Belveaux chapitre son film avec le gros titre du quotidien local : Peur, Douleur, Honte. Mais le film a du mal à tenir en équilibre entre sa première et sa deuxième partie. Dans la première partie, il y a 37 menteurs et un homme qui doute, malgré le soutien de sa fiancée, persuadée que le silence est plus fort que la vérité. Les problèmes sont posés un par un, un peu lourdement : lâcheté contre courage, vie normale versus hallucinations. Les dialogues pèsent sur le rythme. L’ambiance est plutôt ennuyeuse, celle d’un drame qui cherche sa voie.
Puis le film bascule. Attal va dire la vérité, seul contre tous. L’intrigue (l’enquête criminelle étant périphérique et assez anecdotique) se complexifie : la fiancée doute finalement de pouvoir vivre avec un lâche, la journaliste doute de son devoir de sortir la vérité (exposant ainsi 37 citoyens), le policier joue double jeu pour que la vérité éclate, le procure cherche à enterrer l’affaire (avec de bons arguments), … Tout se met en place pour que le film devienne une forme de procès, assez subtil, de lâcheté.
« On ne poursuit pas 38 individus pour nous assistance à personnes en danger. Vous voulez faire quoi, le procès de lâcheté ? »

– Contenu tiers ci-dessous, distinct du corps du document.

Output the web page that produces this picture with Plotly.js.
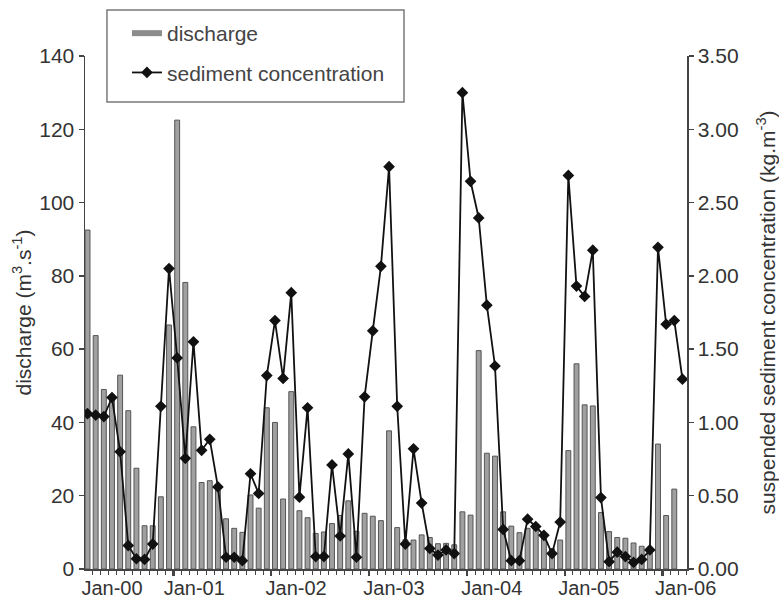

Dans le film, tout le monde veut comprendre mais personne ne veut condamner. Dès que l’abcès est crevé, le film décolle ; véritable imbroglio relationnel, il se sublime presque avec cette prise de conscience que chacun d’entre nous peut-être facilement lâche. Pour le spectateur, il ne s’agit pas de juger mais on comprend vite les dilemmes qui vont pourrir la vie des protagonistes.
L’acte final, glaçant, est celui où l’on reconstitue le crime. 38 lâches, 38 coupables ? Pas si simple. Le gris clair et le gris foncé se mélangent. Et ceux qui n’étaient pas parmi les témoins, et qui vont revire l’événement artificiellement, vont définitivement couper les ponts avec ces 38 voisins ordinaires, placés au ban de la société pour ne pas avoir saisi leur téléphone, crié, hurlé, secouru une jeune femme mourant à leurs pieds.
Reconnaissons que le film, si décevant et manquant de scènes fortes dans sa première moitié, nous serre la gorge et nous remue les neurones grâce à un problème bien cerné et une dramaturgie parfaite pour le rendre passionnant. L’émotion est là, froide, comme les eaux de la Manche au Havre.